I've been considering license integration into a personal project of mine and thoughts of that have spilled over into work. And so we've been talking at Creative Commons recently about the current methods for licensing content managed by applications and what the future might be. The purpose of this post is to document the present state of licensing options. (A post on the future of licensing tools may come shortly afterward.)

Present, CC supported tools

To begin with, there are these three CC-hosted options:

  • CC licensing web API -- A mostly-RESTful interface for accessing CC licensing information. Some language-specific abstraction layers are provided. Supported and kept up to date. Lacking a JSON layer, which people seem to want. Making a request for every licensing action in your application may be a bit heavy.
  • Partner interface -- Oldest thing we support, part of the license engine. Typical case is that you get a popup and when the popup closes the posting webpage can access the info that's chosen. Still gets you your chooser based interface but on your own site. Internet Archive uses it, among others.
  • LicenseChooser.js -- Allows you to get a local chooser user interface by dumping some javascript into your application, and has the advantage of not requiring making any web requests to Creative Commons' servers. Works, though not recently updated.

All of these have the problem that the chooser of CC licenses is only useful if you want exactly the choices we offer (and specifically the most current version of the licenses we provide). You need to track those changes in the database anyway, which means you either are not keeping track of version used or you are and when we change you might be in for a surprise.

Going it alone

So instead there are these other routes that sites take:

  • Don't use any tools and store license choices locally -- What Flickr and every other major option does: reproduce everything yourself. In the case of Flickr, the six core licenses at version 2.0. In YouTube, just one license (CC BY 3.0). That works when you have one service, when you know what you want, and what you want your users to use. It doesn't work well when you want people to install a local copy and you don't know what they want to use.
  • Let any license you want as long as it fits site policy -- and you don't facilitate it, and it gets kind of outside the workflow of the main CMS you're using… wiki sites are an example of this, but usually have a mechanism for adding a license to footer of media uploaded. The licenses are handled by wiki templates, anyone can make a template for any license they choose.

None of those are really useful for software you expect other people to install where you want to provide some assistance to either administrators of the software who are installing it to be used or where you want the administrator to give the user some choice or choices relevant to that particular site.

The liblicense experiment

This brings us to another solution that CC has persued:

  • liblicense -- Packages all licenses we provide, give an api for users to get info and metadata about them.
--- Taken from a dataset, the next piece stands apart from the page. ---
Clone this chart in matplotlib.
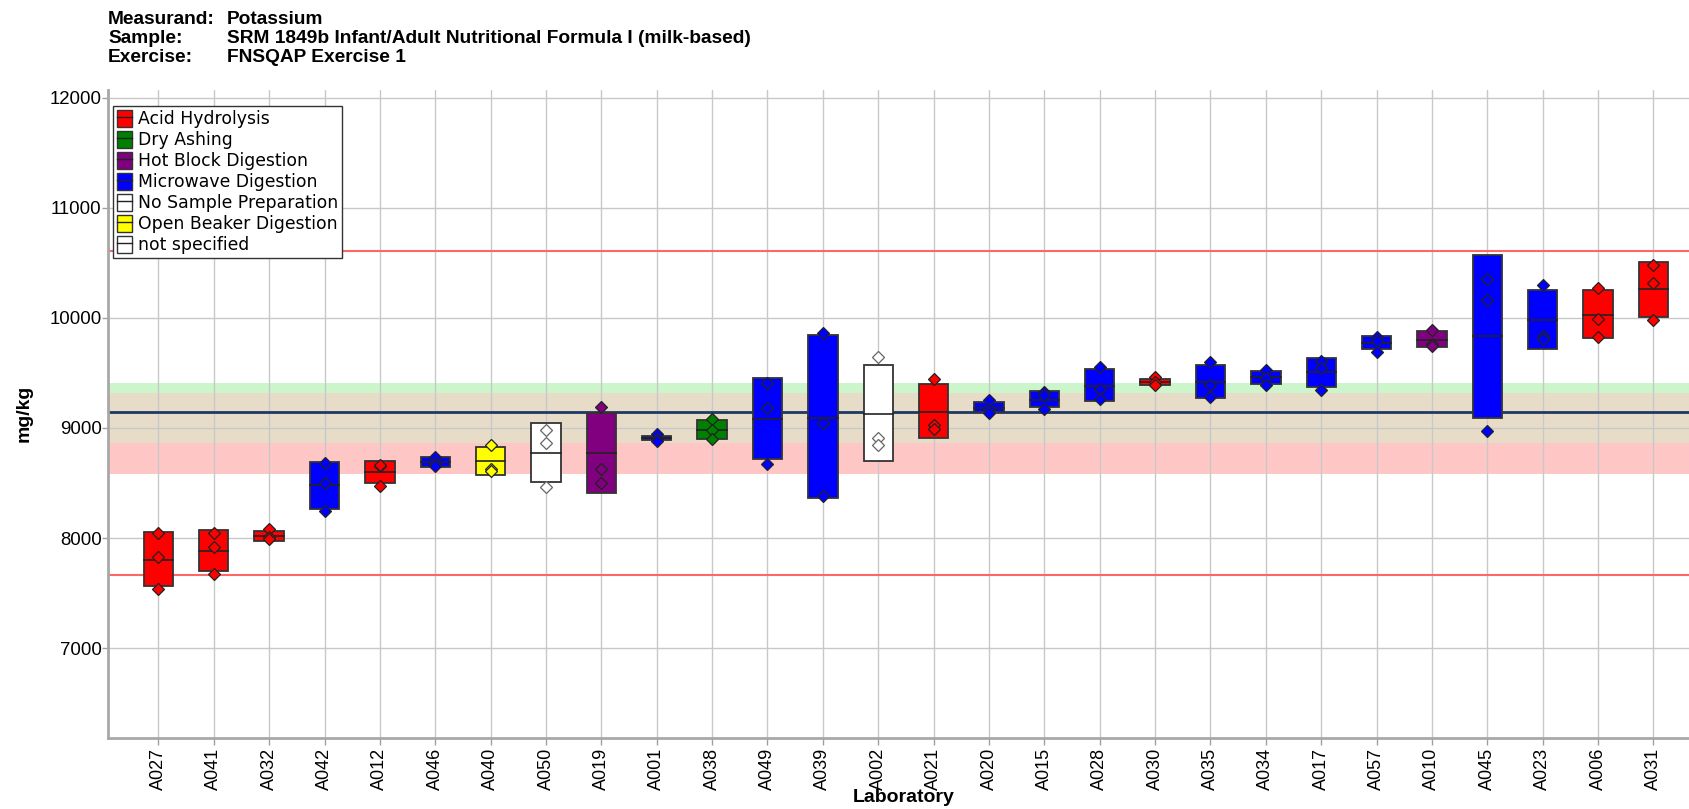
from matplotlib import pyplot as plt
import matplotlib
from matplotlib.patches import Rectangle, Patch
from matplotlib.lines import Line2D

matplotlib.use("Agg")

labs = ["A027", "A041", "A032", "A042", "A012", "A046", "A040", "A050", "A019", "A001",
        "A038", "A049", "A039", "A002", "A021", "A020", "A015", "A028", "A030", "A035",
        "A034", "A017", "A057", "A010", "A045", "A023", "A006", "A031"]
methods = ["Acid Hydrolysis", "Acid Hydrolysis", "Acid Hydrolysis", "Microwave Digestion",
           "Acid Hydrolysis", "Microwave Digestion", "Open Beaker Digestion", "No Sample Preparation",
           "Hot Block Digestion", "Microwave Digestion", "Dry Ashing", "Microwave Digestion",
           "Microwave Digestion", "No Sample Preparation", "Acid Hydrolysis", "Microwave Digestion",
           "Microwave Digestion", "Microwave Digestion", "Acid Hydrolysis", "Microwave Digestion",
           "Microwave Digestion", "Microwave Digestion", "Microwave Digestion", "Hot Block Digestion",
           "Microwave Digestion", "Microwave Digestion", "Acid Hydrolysis", "Acid Hydrolysis"]
box_lo = [7564, 7703, 7973, 8267, 8503, 8642, 8570, 8506, 8412, 8888, 8897, 8715, 8361, 8700,
          8906, 9142, 9191, 9245, 9394, 9273, 9403, 9376, 9715, 9733, 9091, 9715, 9815, 10012]
box_hi = [8058, 8076, 8067, 8688, 8697, 8733, 8824, 9045, 9136, 8927, 9073, 9458, 9842, 9570,
          9403, 9239, 9339, 9539, 9448, 9576, 9521, 9633, 9833, 9879, 10573, 10252, 10252, 10506]
means = [7800, 7885, 8021, 8479, 8597, 8688, 8697, 8770, 8770, 8909, 8985, 9082, 9091, 9127,
         9145, 9185, 9258, 9385, 9421, 9421, 9464, 9506, 9770, 9800, 9833, 9982, 10024, 10261]
rep1 = [8043, 8048, 8079, 8685, 8652, 8736, 8845, 8982, 9191, 8942, 9085, 9406, 9864, 9642,
        9442, 9252, 9330, 9552, 9461, 9597, 9527, 9609, 9824, 9891, 10355, 10297, 10273, 10482]
rep2 = [7830, 7921, 8010, 8497, 8663, 8680, 8624, 8861, 8624, 8900, 8982, 9182, 9045, 8906,
        9027, 9175, 9300, 9352, 9421, 9394, 9458, 9548, 9794, 9764, 10161, 9839, 9988, 10318]
rep3 = [7539, 7673, 7988, 8248, 8476, 8652, 8612, 8461, 8497, 8885, 8897, 8670, 8382, 8845,
        8991, 9133, 9170, 9261, 9388, 9282, 9388, 9345, 9694, 9748, 8973, 9809, 9824, 9979]

legend_methods = ["Acid Hydrolysis", "Dry Ashing", "Hot Block Digestion", "Microwave Digestion",
                  "No Sample Preparation", "Open Beaker Digestion", "not specified"]
method_colors = {
    "Acid Hydrolysis": "#ff0000",
    "Dry Ashing": "#008000",
    "Hot Block Digestion": "#800080",
    "Microwave Digestion": "#0000ff",
    "No Sample Preparation": "#ffffff",
    "Open Beaker Digestion": "#ffff00",
    "not specified": "#ffffff",
}

assigned = 9145
red_lo, red_hi = 7660, 10607
green_band = (8861, 9406)
pink_band = (8582, 9315)

header = [("Measurand:", "Potassium"),
          ("Sample:", "SRM 1849b Infant/Adult Nutritional Formula I (milk-based)"),
          ("Exercise:", "FNSQAP Exercise 1")]

plt.rcParams["font.family"] = ["Liberation Sans", "DejaVu Sans"]

fig = plt.figure(figsize=(16.9, 8.09), dpi=100)
ax = fig.add_axes([108 / 1690, 1 - 738 / 809, 1 - 108 / 1690, (738 - 89.5) / 809])

# bands: green only, overlap (tan), pink only
ax.axhspan(pink_band[1], green_band[1], color="#ccf5cc", lw=0, zorder=0.1)
ax.axhspan(green_band[0], pink_band[1], color="#e6dcc8", lw=0, zorder=0.1)
ax.axhspan(pink_band[0], green_band[0], color="#ffc6c6", lw=0, zorder=0.1)

ax.axhline(red_lo, color="#ff6666", lw=1.5, zorder=1)
ax.axhline(red_hi, color="#ff6666", lw=1.5, zorder=1)
ax.axhline(assigned, color="#1f3864", lw=2, zorder=1)

w = 0.53
for i, lab in enumerate(labs):
    c = method_colors[methods[i]]
    rect = Rectangle((i - w / 2, box_lo[i]), w, box_hi[i] - box_lo[i], facecolor=c,
                     edgecolor="#333333", lw=1.3, zorder=2)
    ax.add_patch(rect)
    ax.plot([i - w / 2, i + w / 2], [means[i], means[i]], color="#222222", lw=1.2, zorder=2.5)
    edge = "#666666" if c == "#ffffff" else "#222222"
    ax.plot([i, i, i], [rep1[i], rep2[i], rep3[i]], ls="none", marker="D", ms=6.2,
            markerfacecolor=c, markeredgecolor=edge, markeredgewidth=0.9, zorder=3)

ax.set_xlim(-0.91, 27.66)
ax.set_ylim(6182, 12077)
ax.set_xticks(range(len(labs)))
ax.set_xticklabels(labs, rotation=90, fontsize=13)
ax.set_yticks(range(7000, 12001, 1000))
ax.set_yticklabels([str(v) for v in range(7000, 12001, 1000)], fontsize=13.4)
ax.tick_params(axis="x", length=5, color="#a0a0a0", width=1, pad=2)
ax.tick_params(axis="y", length=4, color="#a0a0a0", width=1, pad=0.5)
ax.grid(True, color="#c8c8c8", lw=1)
ax.set_axisbelow(True)
for s in ["top", "right"]:
    ax.spines[s].set_visible(False)
for s in ["left", "bottom"]:
    ax.spines[s].set_color("#a8a8a8")
    ax.spines[s].set_linewidth(2)

fig.text(24 / 1690, 1 - 413 / 809, "mg/kg", fontsize=14, fontweight="bold", rotation=90,
         ha="center", va="center")
fig.text(904 / 1690, 1 - 798 / 809, "Laboratory", fontsize=14, fontweight="bold",
         ha="center", va="center")

handles = [(Patch(facecolor=method_colors[m], edgecolor="#333333", lw=1),
            Line2D([], [], color="#222222", lw=1)) for m in legend_methods]
leg = ax.legend(handles, legend_methods, loc="upper left", bbox_to_anchor=(0.003, 0.9746),
                borderaxespad=0, handlelength=0.85, handleheight=1.1,
                handletextpad=0.35, labelspacing=0.16, borderpad=0.25, fancybox=False,
                framealpha=1, edgecolor="#333333", prop={"family": "DejaVu Sans", "size": 12.45})
leg.get_frame().set_linewidth(1)
leg.set_zorder(5)

for k, (name, val) in enumerate(header):
    y = 1 - (24 + 19 * k) / 809
    fig.text(108 / 1690, y, name, fontsize=13.75, fontweight="bold", va="baseline")
    fig.text(227 / 1690, y, val, fontsize=13.75, fontweight="bold", va="baseline")

fig.savefig("out.png", dpi=100)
Allows for web-request-free access to the cc licenses. It doesn't address non-CC licenses, however, and is mostly unmaintained.

So, these are the present options that application developers have at their disposal for doing licensing of application-managed content. There's a tradeoff with each one of them though: either you have to rely on web requests to CC for each licensing decision you make, you go it alone, or you use something unmaintained which is CC-licensing-specific anyway. Nonetheless, cc.api and the partner interface are supported if you want something from CC, and people do tend to make by with doing things offline. But none of the tools we have are so flexible, so what can software like MediaGoblin or an extension for WordPress or etc do?

There's one more option, one that too my knowledge hasn't really been explored, and would be extremely flexible but also well structured.

The semantic web / linked data option?

It goes like this: let either users or admins specify licenses by their URL. Assuming that page self-describes itself via some metadata (be it RDFa, providing a rel="alternate" RDF page in your headers, or microdata), information about that license could be extracted directly from the URL and stored in the database. (This information could of course then be cached / recorded in the database.) This provides a flexible way of adding new licenses, is language-agnostic, and allows for a canonical set of information about said licenses. Libraries could be written to make the exctraction of said information easier, could even cache metadata for common licenses (and for common licenses which don't provide any metadata at their canonical URLs...).

I'm hoping that in the near future I'll have a post up here demonstrating how this could work with a prototypical tool and use case.

Thanks to Mike Linksvayer, for most of this post was just transforming a braindump of his into a readable blogpost.